Well, this movie put one over on me. Starts off with a bunch of guys having a reunion for a bachelor party in a fancy rental house, which logically promised lots of agressive dipshit behavior and characters I wasn't going to like at all. My dirty little secret is I'm often multitasking when I watch movies, and the good ones draw my attention, otherwise I wind up missing a lot, and I tucked in with my laptop expecting to miss most of this one. The loutish behavior in the early scenes (set in a strip club, naturally) did nothing to dussuade me that this would be anything more than 90 minutes of shriek-filled audio wallpaper.
But somewhere in the middle, I noticed the appearance of an antagonist who was incredibly well-cast, just seriously creepy. And very soon the disappearance of one of the guys in the middle of the night prompts a hard right turn into serious David Lynch territory—and while a lot of David Lynch wannabe have made terrible movies, this isn't one of those. This one took the lessons to heart, and this thing gets very surreal, and plays it straight-faced, without crossing that omnipresent and dangerous line into corniness. Unfortunately I'd already tuned out so much that by the time I realized what was going on, I'd missed a lot. It snuck right past me. But, wow, does it get trippy.

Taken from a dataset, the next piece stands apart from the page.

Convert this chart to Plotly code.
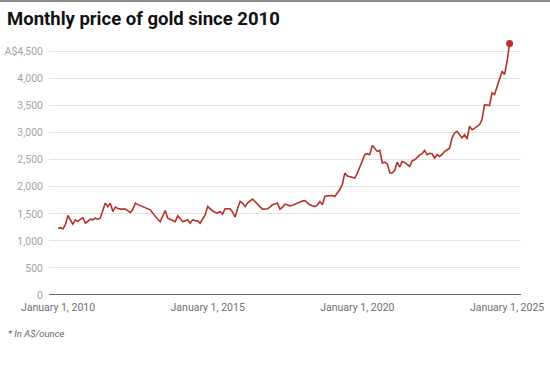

This one will get a more attentive rewatch, ut earned that.
There's not a lot of post-Lynchian surrealism I might've said that about. And it's all the more remarkable seeing has how it started off seeming like it was going to be a bunch of apes aping around. No, it's way more polished than that, and far stranger. We'll see what I think when I give it a proper viewing. But it definitely seems to be something different.